Geopolitical shocks and markets: Ukraine
by George Hatjoullis
The Ukraine situation is having a market response. The dynamics of such a response are however a little more complex than the glib ‘safe haven’ explanation trotted out by tired hacks. Geopolitical shocks rarely have a well-defined implication for financial markets. Ukraine is just such an event. Russia takes over Crimea. It may take over a bit more of Ukraine. Much righteous indignation from the ‘West’ but so far not much action. What happens next? No one knows and this is the problem. The event has created uncertainty that does not fit within a well-defined probability density function. It is impossible to make probabilistic calculations that are meaningful. When things become uncertain we retreat to a ‘safe’ place.
Safe, however, is relative. If I am an US based investor that has gone short Yen, then it is safer to cover this leveraged position ,so I buy Yen and sell USD. If I am a Japan based investor holding overseas bonds I might sell these bonds and repatriate my funds, buying Yen in the process. The Yen rallies but this is not because Japan is a ‘safe haven’ in relation to the Ukraine. After all China might take the opportunity of a distracted US to rattle its sabre in the East China Seas a little more. The Yen rallies because there are position adjustments in a state of uncertainty that result in Yen buying. It is positions and the reference position of investors that determines the bulk of the market response.

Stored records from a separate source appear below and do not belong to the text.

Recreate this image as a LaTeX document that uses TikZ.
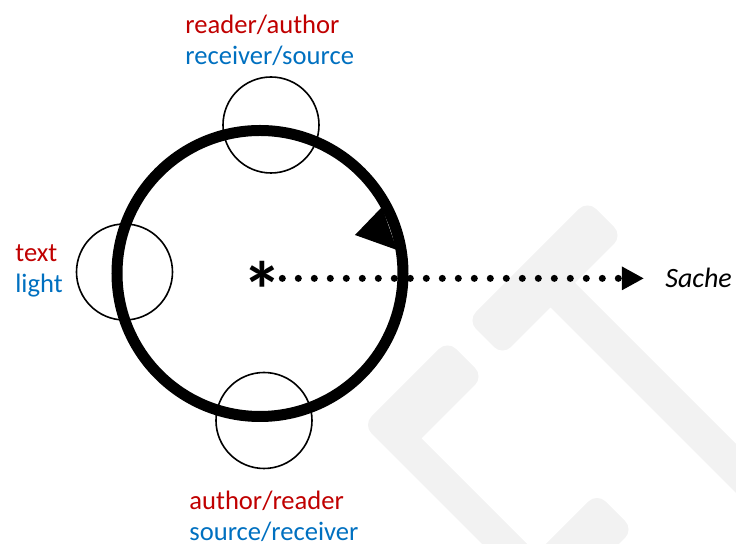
\documentclass[tikz,border=0pt]{standalone}
\usepackage{fontspec}
\setmainfont{Carlito}
\usetikzlibrary{arrows.meta}
\definecolor{lblred}{RGB}{192,0,0}
\definecolor{lblblue}{RGB}{0,112,192}
\definecolor{wmgrey}{RGB}{242,242,242}
\tikzset{
	role/.style={circle, draw, line width=0.8pt, minimum size=48pt, inner sep=0pt},
	lbl/.style={anchor=base west, align=left, inner sep=0pt, font=\fontsize{13.3}{15.7}\selectfont},
	dotline/.style={line width=3.5pt, line cap=round, dash pattern=on 0pt off 8pt, -{Triangle[length=11pt,width=11pt]}},
}
\begin{document}
\begin{tikzpicture}[x=0.5pt, y=-0.5pt]
	\useasboundingbox (0,0) rectangle (736,544);

	%watermark in the background
	\begin{scope}
		\clip (0,0) rectangle (736,544);
		\fill[wmgrey] (575,283) -- (846,554) -- (821.5,578.5) -- (550.5,307.5) [rounded corners=6pt] -- (502.5,355.5) -- (467.5,320.5) -- (587.5,200.5) -- (622.5,235.5) [sharp corners] -- cycle;
		\fill[wmgrey] (421.5,438.5) -- (691.5,708.5) -- (669,731) [rounded corners=6pt] -- (363,425) -- (447.5,340.5) -- (483.5,376.5) [sharp corners] -- cycle;
		\fill[wmgrey] (381.5,781.5) -- (345,745) [rounded corners=6pt] -- (597,493) -- (633.5,529.5) [sharp corners] -- cycle;
	\end{scope}

	%the big circle with its arrowhead
	\draw[line width=5.5pt] (260,273.5) circle (143);
	\fill (355,235) -- (382,207) -- (397,250) -- cycle;

	%the three small circles
	\node[role] (reader) at (271,125) {};
	\node[role] (text) at (124.5,272) {};
	\node[role] (author) at (264,420.5) {};

	%labels (anchored at the baseline of their last line)
	\node[lbl] (readerlbl) at (185,65) {\textcolor{lblred}{reader/author}\\\textcolor{lblblue}{receiver/source}};
	\node[lbl] (textlbl) at (15,293) {\textcolor{lblred}{text}\\\textcolor{lblblue}{light}};
	\node[lbl] (authorlbl) at (189,541) {\textcolor{lblred}{author/reader}\\\textcolor{lblblue}{source/receiver}};

	%centre and the thing
	\node[inner sep=0pt, font=\fontsize{40}{40}\bfseries\selectfont] (star) at (262,290) {*};
	\node[anchor=base west, inner sep=0pt, font=\fontsize{14}{16}\itshape\selectfont] (sache) at (665,288) {Sache};
	\draw[dotline, shorten >=10.5pt] (star.east |- sache.west) -- (sache.west);
\end{tikzpicture}
\end{document}
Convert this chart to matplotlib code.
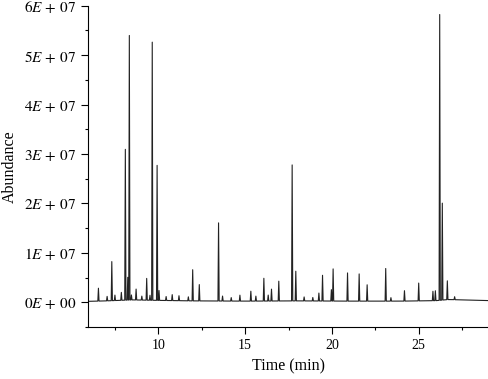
import numpy as np
import matplotlib
matplotlib.use("Agg")
import matplotlib.pyplot as plt
from matplotlib.ticker import FixedLocator, MultipleLocator, FuncFormatter

plt.rcParams["font.family"] = ["Liberation Serif", "DejaVu Serif"]
plt.rcParams["mathtext.fontset"] = "stix"

# ------------------------------------------------------------------ data
# retention time (min) and apex abundance of each peak
peak_time = [6.55, 7.05, 7.32, 7.50, 7.87, 8.10, 8.24, 8.33, 8.45, 8.72, 9.05,
             9.33, 9.52, 9.65, 9.93, 10.04, 10.45, 10.80, 11.19, 11.73, 11.98,
             12.36, 13.47, 13.70, 14.20, 14.70, 15.33, 15.62, 16.08, 16.33,
             16.52, 16.94, 17.71, 17.92, 18.40, 18.90, 19.25, 19.46, 19.97,
             20.07, 20.90, 21.57, 22.03, 23.10, 23.40, 24.18, 25.00, 25.82,
             25.96, 26.21, 26.36, 26.65, 27.07]
peak_height = [2.6e6, 0.9e6, 7.9e6, 1.1e6, 1.6e6, 3.05e7, 4.6e6, 5.35e7, 1.0e6,
               2.2e6, 0.8e6, 4.4e6, 1.0e6, 5.22e7, 2.73e7, 2.0e6, 0.8e6, 1.2e6,
               1.0e6, 0.8e6, 6.3e6, 3.3e6, 1.58e7, 1.0e6, 0.7e6, 1.2e6, 2.0e6,
               1.0e6, 4.6e6, 1.2e6, 2.4e6, 4.0e6, 2.75e7, 6.0e6, 0.8e6, 0.7e6,
               1.6e6, 5.2e6, 2.3e6, 6.5e6, 5.7e6, 5.5e6, 3.3e6, 6.6e6, 0.7e6,
               2.1e6, 3.6e6, 1.9e6, 2.0e6, 5.78e7, 1.96e7, 3.8e6, 0.6e6]

# slowly drifting baseline
base_time = [5.9, 7.0, 8.5, 10.0, 12.0, 15.0, 18.0, 21.0, 24.0, 26.0, 26.8, 27.5, 29.1]
base_level = [2.0e5, 3.0e5, 5.0e5, 4.0e5, 3.0e5, 2.5e5, 3.0e5, 2.5e5, 2.5e5,
              3.5e5, 6.0e5, 4.5e5, 3.5e5]

# ------------------------------------------------------------------ trace
HALF_W = 0.035
t_pts, y_pts = [base_time[0]], [base_level[0]]
for t0, h in zip(peak_time, peak_height):
    b = np.interp(t0, base_time, base_level)
    t_pts += [t0 - HALF_W, t0, t0 + HALF_W]
    y_pts += [np.interp(t0 - HALF_W, base_time, base_level), b + h,
              np.interp(t0 + HALF_W, base_time, base_level)]
t_pts.append(base_time[-1])
y_pts.append(base_level[-1])

fig = plt.figure(figsize=(4.89, 3.79), dpi=100)
ax = fig.add_axes([0.18, 0.137, 0.82, 0.848])
ax.plot(t_pts, y_pts, color="#222222", lw=0.8)

ax.set_xlim(5.95, 29.05)
ax.set_ylim(-0.5e7, 6e7)
ax.spines["top"].set_visible(False)
ax.spines["right"].set_visible(False)

ax.xaxis.set_major_locator(FixedLocator([10, 15, 20, 25]))
ax.xaxis.set_minor_locator(FixedLocator([7.5, 12.5, 17.5, 22.5, 27.5]))
ax.yaxis.set_major_locator(MultipleLocator(1e7))
ax.yaxis.set_minor_locator(MultipleLocator(0.5e7))


def sci(v, pos):
    n = int(round(v / 1e7))
    if n == 0:
        return r"$0E\,+\,00$"
    return r"$%dE\,+\,07$" % n


ax.yaxis.set_major_formatter(FuncFormatter(sci))
ax.tick_params(which="major", direction="out", length=5, width=0.8)
ax.tick_params(which="minor", direction="out", length=2.5, width=0.8)
ax.tick_params(axis="y", labelsize=11)
ax.tick_params(axis="x", labelsize=10)

ax.set_xlabel("Time (min)", fontsize=11.5, labelpad=5)
ax.set_ylabel("Abundance", fontsize=11.5, labelpad=4)

fig.savefig("out.png", dpi=100)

There are of course traditional safe havens; gold and the Swiss Franc. However, how safe is gold? Physical gold is safe if you have somewhere to store it, safely. Gold derivatives are only as safe as the counterparty. The Swiss Franc is safe as long as all countries recognise its neutrality. So far this has been the case under very extreme scenarios. The market reaction in relation to these two assets is largely knee-jerk. Another traditionally safe place to be is the government bond of your own state. This is obviously not true for Ukraine citizens. It is also not obviously true for eurozone citizens. It is true for US, UK and Japan citizens. If you think the geopolitical shock could be inflationary they also offer index-linked debt.
Market reactions will nevertheless largely reflect exposed positions. The most striking aspect of the Ukraine event so far has been how little market response there has been which would imply that leverage is not excessive and exposed positions are not excessive. There is time for further market response as the situation develops but the initial reaction is muted. Unless there is a serious possibility of military intervention by the ‘West’, the Ukraine event will recede and normal service will be resumed. I give a zero % probability of military intervention, but I have been known to be wrong.